TWO dogs at the centre of a long-running court battle were destroyed on the orders of Frankston Council last week.
The dogs, bull mastiff-cross Charlie and shar pei-cross Sharni, escaped from a Frankston backyard late last year and had been held in a council-run pound while their fate was decided (‘Decision dogs council’, The Times, 7/7/14).
Pet owners Shannon Holt and Evan Jeremiejczyk had taken council all the way to the Supreme Court in a bid to save the lives of the animals.
Lawyers for Companion Animals principal Anne Greenaway acted on behalf of the owners in their legal fight. Ms Greenaway said the killing of the dogs was “despicable and unnecessary”.

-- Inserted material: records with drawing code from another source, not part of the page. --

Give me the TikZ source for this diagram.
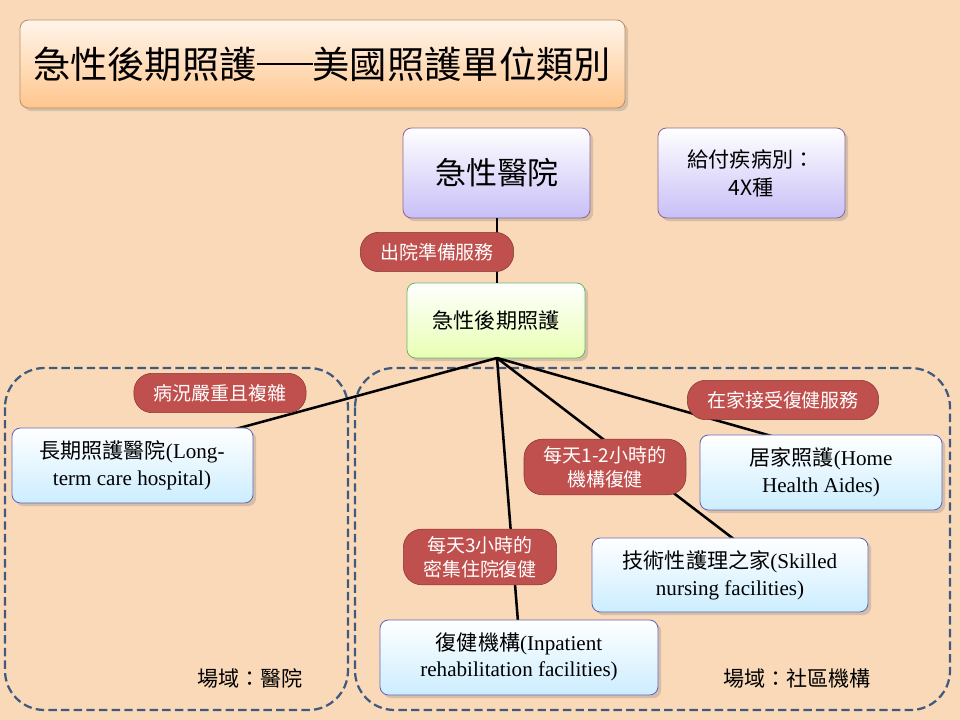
\documentclass[tikz,border=0pt]{standalone}
\usepackage{fontspec}
\setmainfont{Liberation Serif}
\newfontfamily\cjk{Noto Sans CJK TC}
\usetikzlibrary{shadows}
\definecolor{bg}{HTML}{FAD9B8}
\definecolor{pillred}{HTML}{C0504D}
\definecolor{frame}{HTML}{3F5A80}
\tikzset{
  box/.style={draw=#1!55!black!60, rounded corners=6pt, drop shadow={opacity=.3}, line width=.6pt},
  pill/.style={fill=pillred, draw=pillred!70!black, rounded corners=13pt, text=white, font=\cjk\fontsize{13.5}{17}\selectfont, align=center, inner xsep=14pt, minimum height=28pt},
  link/.style={line width=1.8pt, black},
  area/.style={draw=frame, dash pattern=on 6pt off 3pt, line width=1.6pt, rounded corners=28pt}
}
\begin{document}
\begin{tikzpicture}[x=0.025cm,y=-0.025cm]
  \fill[bg] (0,0) rectangle (960,720);
  \useasboundingbox (0,0) rectangle (960,720);

  % areas
  \draw[area] (5,368) rectangle (348,710);
  \draw[area] (355,368) rectangle (950,710);

  % title
  \draw[box=orange, top color=orange!8, bottom color=orange!45] (20,20) rectangle (625,108);
  \node (title) at (322,64) {\cjk\fontsize{26.5}{30}\selectfont 急性後期照護\rule[0.36em]{1.5em}{1.6pt}美國照護單位類別};

  % top boxes
  \draw[box=violet, top color=white, bottom color=violet!25!blue!25] (403,128) rectangle (590,218);
  \node (acute) at (497,173) {\cjk\fontsize{22}{26}\selectfont 急性醫院};
  \draw[box=violet, top color=white, bottom color=violet!25!blue!25] (658,128) rectangle (845,218);
  \node (pay) at (751,173) [align=center, font=\cjk\fontsize{15}{20}\selectfont] {給付疾病別：\\4X種};

  % post-acute
  \draw[box=green, top color=white, bottom color=green!30!yellow!30] (407,283) rectangle (585,358);
  \node (pac) at (496,320) {\cjk\fontsize{15}{18}\selectfont 急性後期照護};
  \coordinate (hub) at (497,358);

  % connectors
  \draw[link] (acute.south |- 0,218) -- (497,283);
  \draw[link] (hub) -- (232,430);
  \draw[link] (hub) -- (518,622);
  \draw[link] (hub) -- (735,540);
  \draw[link] (hub) -- (775,437);

  % unit boxes
  \tikzset{unit/.style={box=blue, top color=white, bottom color=blue!35!cyan!20}}
  \draw[unit] (12,428) rectangle (253,503);
  \node (ltch) at (132,465) [align=center, font=\fontsize{15}{19}\selectfont] {{\cjk 長期照護醫院}(Long-\\term care hospital)};
  \draw[unit] (700,435) rectangle (942,510);
  \node (home) at (821,472) [align=center, font=\fontsize{15}{19}\selectfont] {{\cjk 居家照護}(Home\\Health Aides)};
  \draw[unit] (592,538) rectangle (868,612);
  \node (snf) at (730,575) [align=center, font=\fontsize{15}{19}\selectfont] {{\cjk 技術性護理之家}(Skilled\\nursing facilities)};
  \draw[unit] (380,620) rectangle (658,695);
  \node (irf) at (519,657) [align=center, font=\fontsize{15}{19}\selectfont] {{\cjk 復健機構}(Inpatient\\rehabilitation facilities)};

  % pill labels
  \node[pill] (dis) at (437,252) {出院準備服務};
  \node[pill] (sev) at (220,393) {病況嚴重且複雜};
  \node[pill] (athome) at (783,400) {在家接受復健服務};
  \node[pill, inner sep=5pt, inner xsep=14pt] (day12) at (605,467) {每天1-2小時的\\機構復健};
  \node[pill, inner sep=5pt, inner xsep=14pt] (day3) at (480,557) {每天3小時的\\密集住院復健};

  % area labels
  \node (hosp) at (250,678) {\cjk\fontsize{15}{18}\selectfont 場域：醫院};
  \node (comm) at (797,678) {\cjk\fontsize{15}{18}\selectfont 場域：社區機構};
\end{tikzpicture}
\end{document}
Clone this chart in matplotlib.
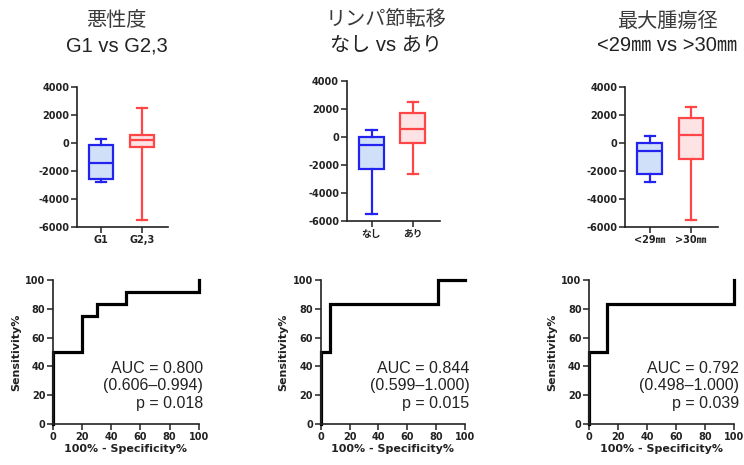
import matplotlib
matplotlib.use("Agg")
import matplotlib.pyplot as plt

plt.rcParams["axes.unicode_minus"] = False

# ---------------- data ----------------
titles = [["悪性度", "G1 vs G2,3"],
          ["リンパ節転移", "なし vs あり"],
          ["最大腫瘍径", "<29㎜ vs >30㎜"]]
group_labels = [["G1", "G2,3"], ["なし", "あり"], ["<29㎜", ">30㎜"]]

# box stats per panel: [low group, high group]
whis_lo = [[-2780, -5520], [-5520, -2640], [-2790, -5520]]
q1_vals = [[-2600, -270], [-2300, -450], [-2240, -1120]]
medians = [[-1400, 200], [-600, 550], [-600, 550]]
q3_vals = [[-180, 590], [0, 1690], [0, 1770]]
whis_hi = [[250, 2520], [500, 2520], [520, 2550]]

box_yticks = [-6000, -4000, -2000, 0, 2000, 4000]

# ROC curves (100% - specificity %, sensitivity %)
roc_x = [[0, 0, 20, 20, 30, 30, 50, 50, 100, 100],
         [0, 0, 6.25, 6.25, 81.25, 81.25, 100],
         [0, 0, 12.5, 12.5, 100, 100]]
roc_y = [[0, 50, 50, 75, 75, 83.3, 83.3, 91.7, 91.7, 100],
         [0, 50, 50, 83.3, 83.3, 100, 100],
         [0, 50, 50, 83.3, 83.3, 100]]
auc_text = ["AUC = 0.800\n(0.606–0.994)\np = 0.018",
            "AUC = 0.844\n(0.599–1.000)\np = 0.015",
            "AUC = 0.792\n(0.498–1.000)\np = 0.039"]
roc_ticks = [0, 20, 40, 60, 80, 100]

# ---------------- style ----------------
edge_cols = ["#2323f0", "#ff4545"]
fill_cols = ["#cfe0f8", "#fde3e3"]
tick_family = ["DejaVu Sans", "Noto Sans CJK JP"]
lat = ["Liberation Sans", "Noto Sans CJK JP"]

fig = plt.figure(figsize=(7.44, 4.65), dpi=100)

box_rects = [[0.1035, 0.512, 0.1223, 0.301],
             [0.466, 0.525, 0.125, 0.301],
             [0.840, 0.512, 0.125, 0.301]]
roc_rects = [[0.0712, 0.088, 0.196, 0.31],
             [0.431, 0.088, 0.194, 0.31],
             [0.792, 0.088, 0.195, 0.31]]
title_x = [0.157, 0.519, 0.897]
title_y1 = [0.955, 0.958, 0.953]
title_y2 = [0.902, 0.902, 0.902]

def style_axes(ax):
    for s in ["top", "right"]:
        ax.spines[s].set_visible(False)
    for s in ["left", "bottom"]:
        ax.spines[s].set_linewidth(1.2)
        ax.spines[s].set_color("#222222")
    ax.tick_params(direction="out", length=4, width=1.1, pad=1.5, colors="#222222")
    for lab in ax.get_xticklabels() + ax.get_yticklabels():
        lab.set_fontfamily(tick_family)
        lab.set_fontweight("bold")
        lab.set_fontsize(7)

for i in range(3):
    # titles
    fig.text(title_x[i], title_y1[i], titles[i][0], ha="center", va="center",
             fontsize=14.5, color="#3a3a3a", family=lat)
    fig.text(title_x[i], title_y2[i], titles[i][1], ha="center", va="center",
             fontsize=14.5, color="#222222", family=lat)

    # box plots
    ax = fig.add_axes(box_rects[i])
    for g in range(2):
        st = dict(whislo=whis_lo[i][g], q1=q1_vals[i][g], med=medians[i][g],
                  q3=q3_vals[i][g], whishi=whis_hi[i][g], fliers=[],
                  label=group_labels[i][g])
        ax.bxp([st], positions=[g], widths=0.6, patch_artist=True,
               showfliers=False, capwidths=0.25,
               boxprops=dict(facecolor=fill_cols[g], edgecolor=edge_cols[g], linewidth=1.6),
               medianprops=dict(color=edge_cols[g], linewidth=1.6),
               whiskerprops=dict(color=edge_cols[g], linewidth=1.6),
               capprops=dict(color=edge_cols[g], linewidth=1.6))
    ax.set_xlim(-0.6, 1.65)
    ax.set_ylim(-6000, 4000)
    ax.set_yticks(box_yticks)
    ax.set_xticks([0, 1])
    ax.set_xticklabels(group_labels[i])
    style_axes(ax)

    # ROC
    ax2 = fig.add_axes(roc_rects[i])
    ax2.plot(roc_x[i], roc_y[i], color="black", linewidth=2.3, clip_on=False,
             solid_joinstyle="miter")
    ax2.set_xlim(0, 100)
    ax2.set_ylim(0, 100)
    ax2.set_xticks(roc_ticks)
    ax2.set_yticks(roc_ticks)
    ax2.set_xlabel("100% - Specificity%", fontsize=8, fontweight="bold",
                   family="DejaVu Sans", labelpad=2, color="#222222")
    ax2.set_ylabel("Sensitivity%", fontsize=8, fontweight="bold",
                   family="DejaVu Sans", labelpad=3, color="#222222")
    style_axes(ax2)
    ax2.text(103, 26.5, auc_text[i], ha="right", va="center", fontsize=11.5,
             family=lat, color="#222222", linespacing=1.2)

fig.savefig("out.png", dpi=100)
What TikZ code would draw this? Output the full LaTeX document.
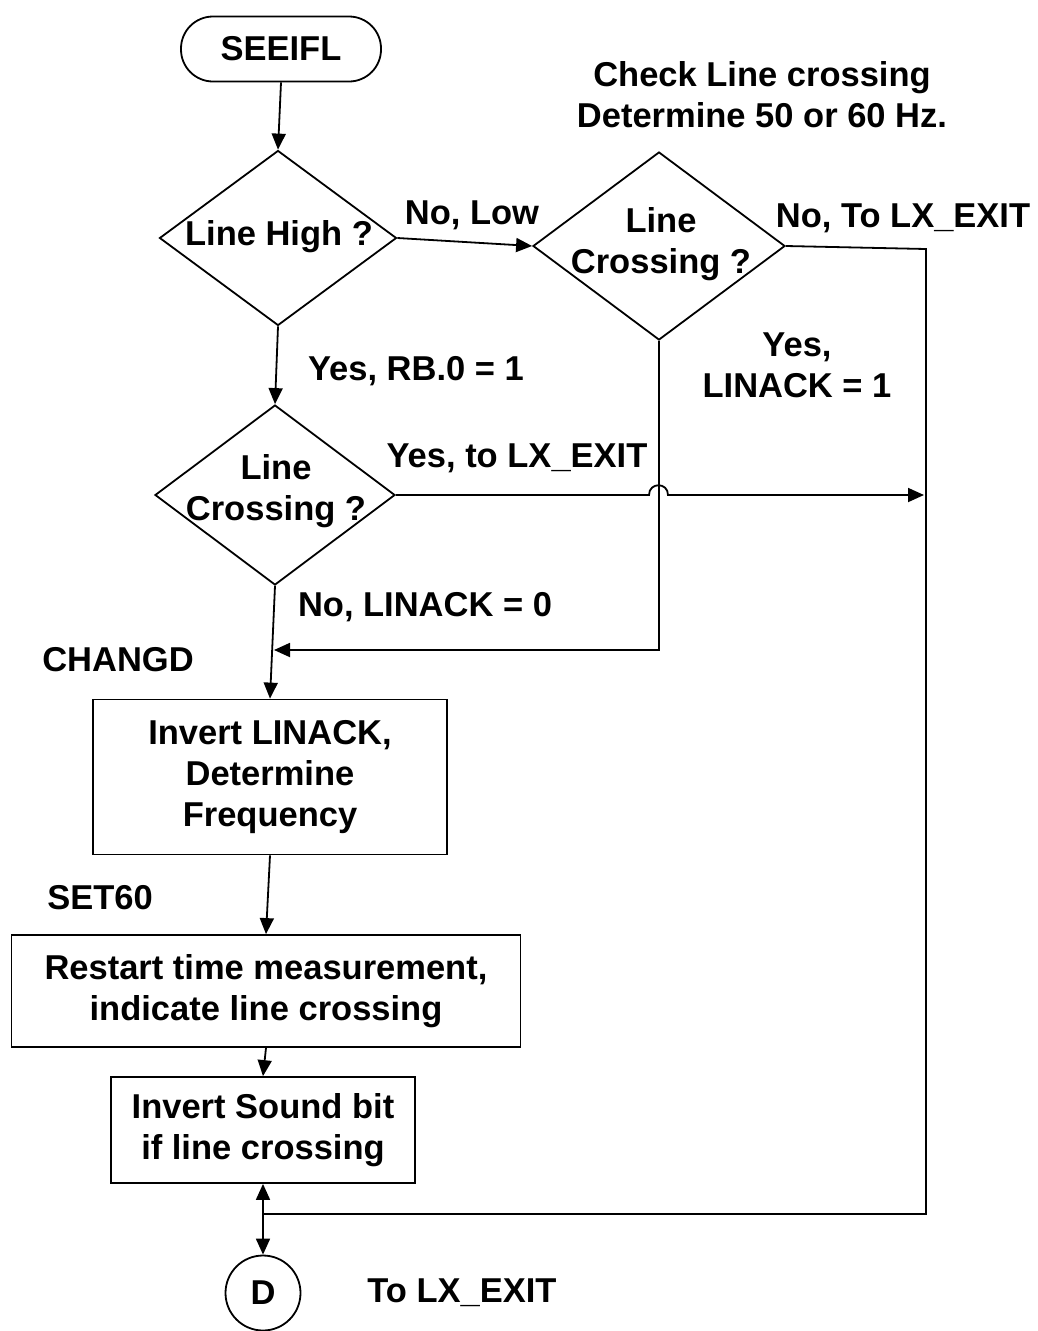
\documentclass[tikz,border=0pt]{standalone}
\usepackage{fontspec}
\setmainfont{Liberation Sans}
\usetikzlibrary{shapes.geometric,arrows.meta}
\begin{document}
\begin{tikzpicture}[x=1pt,y=-1pt,
  every node/.style={font=\fontsize{34.5}{41}\selectfont\bfseries, inner sep=0pt, align=center},
  ln/.style={line width=1.8pt},
  arr/.style={ln,-{Triangle[length=16pt,width=14pt]}},
  dia/.style={draw,ln,diamond,inner sep=0pt},
  box/.style={draw,ln,rectangle}]
\useasboundingbox (0,0) rectangle (1038,1331);
% nodes
\node[draw,ln,rounded corners=32pt,minimum width=200pt,minimum height=65pt] (t) at (281,49) {SEEIFL};
\node[dia,minimum width=237pt,minimum height=175pt] (d1) at (278,238) {};
\node (d1t) at (279,237) {Line High ?};
\node[dia,minimum width=252pt,minimum height=188pt] (d2) at (659,246) {};
\node (d2t) at (661,244) {Line\\Crossing ?};
\node[dia,minimum width=240pt,minimum height=180pt] (d3) at (275,495) {};
\node (d3t) at (276,491) {Line\\Crossing ?};
\node[box,minimum width=354pt,minimum height=155pt] (b1) at (270,777) {Invert LINACK,\\Determine\\Frequency};
\node[box,minimum width=509pt,minimum height=112pt] (b2) at (266,991) {Restart time measurement,\\indicate line crossing};
\node[box,minimum width=304pt,minimum height=106pt] (b3) at (263,1130) {Invert Sound bit\\if line crossing};
\node[draw,ln,circle,minimum size=75pt] (D) at (263,1293) {D};
% labels
\node (lc) at (762,95) {Check Line crossing\\Determine 50 or 60 Hz.};
\node (l1) at (472,215) {No, Low};
\node (l2) at (903,218) {No, To LX\_EXIT};
\node (l3) at (416,371) {Yes, RB.0 = 1};
\node (l4) at (797,365) {Yes,\\LINACK = 1};
\node (l5) at (517,458) {Yes, to LX\_EXIT};
\node (l6) at (425,607) {No, LINACK = 0};
\node (l7) at (118,660) {CHANGD};
\node (l8) at (100,898) {SET60};
\node (l9) at (462,1293) {To LX\_EXIT};
% coordinates
\coordinate (tr) at (926,249);
\coordinate (br) at (926,1214);
\coordinate (j) at (263,1214);
\coordinate (m) at (274,650);
\coordinate (hA) at (649,495);
\coordinate (hB) at (668,495);
\coordinate (e3) at (924,495);
% connectors
\draw[arr] (t.south) -- (d1.north);
\draw[arr] (d1.east) -- (d2.west);
\draw[arr] (d1.south) -- (d3.north);
\draw[arr] (d3.south) -- (b1.north);
\draw[arr] (b1.south) -- (b2.north);
\draw[arr] (b2.south) -- (b3.north);
\draw[ln] (d2.east) -- (tr) -- (br) -- (j);
\draw[arr] (j) -- (b3.south);
\draw[arr] (j) -- (D.north);
\draw[arr] (d2.south) -- (d2.south |- m) -- (m);
\draw[arr] (d3.east) -- (hA) .. controls (649,482) and (668,482) .. (hB) -- (e3);
\end{tikzpicture}
\end{document}
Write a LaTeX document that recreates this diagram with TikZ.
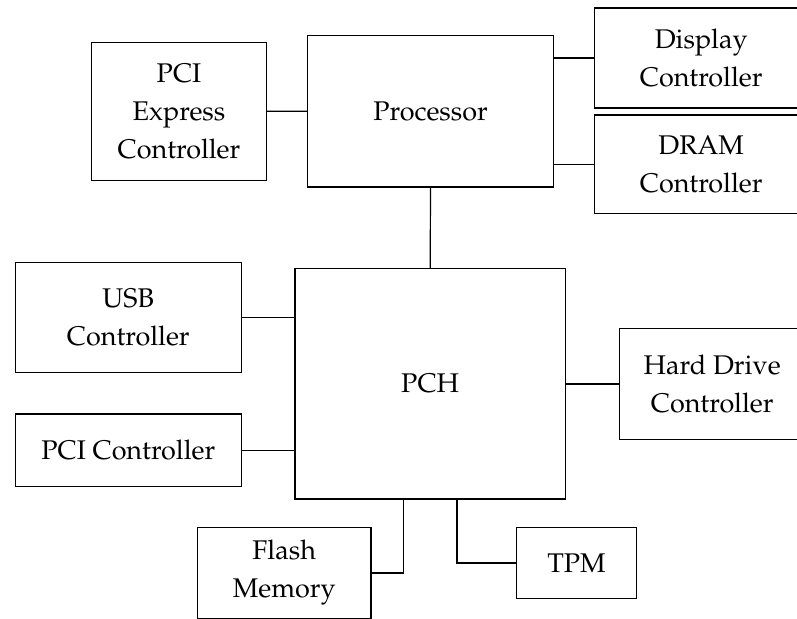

Council had refused to listen to animal experts, according to Ms Greenaway.
“They took a hardline stance from day one,” she said.
“An animal expert put both dogs through a temperament assessment and reported they posed no further danger to people or animals, yet they went ahead and put them down anyway.”
The dogs were “humanely euthanised” last Monday (7 July). Council issued a statement from the mayor, Cr Darrel Taylor, having previously refused to comment while legal appeals were being heard.
“This decision was not taken lightly, our council considers every such case carefully based on all the information available to ensure we act responsibly on behalf of our community,” the statement read.
“Due to the legal and case review process, council has not been in a position to fully respond to some provocative media coverage.”
At a Magistrates’ Court hearing in February, Ms Holt and Mr Jeremiejczyk pleaded guilty to charges of failing to register a dog, having a dog at large and a dog attack causing death.
The pair claimed council had offered not to seek an order to destroy the dogs if they pleaded guilty.
Cr Taylor said council had considered several aspects of the case when making the decision to destroy the animals.
“Following the guilty verdict council considered the attack in question, the cat owners’ views of the dogs returning to the community, the dogs’ history and the owners’ previous record of irresponsible pet ownership, which council was not in a position to release to the public.”
RSPCA South Australia and other interstate animal welfare groups last week offered to take the two dogs but it was rejected by council.
“Council did not accept these offers as they could not give a 100 per cent guarantee the dogs would not be a risk to people and animals when re-released into a community, and council was not prepared to hand over our legal and moral responsibilities,” Cr Taylor said.
Ms Greenaway said a fence through which the dogs had escaped had been fixed after many requests by the owners to the Department of Human Services.
“Councillors or officers never once visited the owners’ home to see that the fence had been fixed,” she said.
“I believe council has been really malicious and has treated my clients appallingly.”
Ms Greenaway said other councils were willing to heed experts’ views on potentially dangerous dogs but Frankston had “backed themselves into a corner by being so hardline from the start”.
“I think they didn’t want to release those dogs to anyone because they knew damn well that they weren’t dangerous,” she said.
“They knew they would have ‘egg on their faces’ if they did.”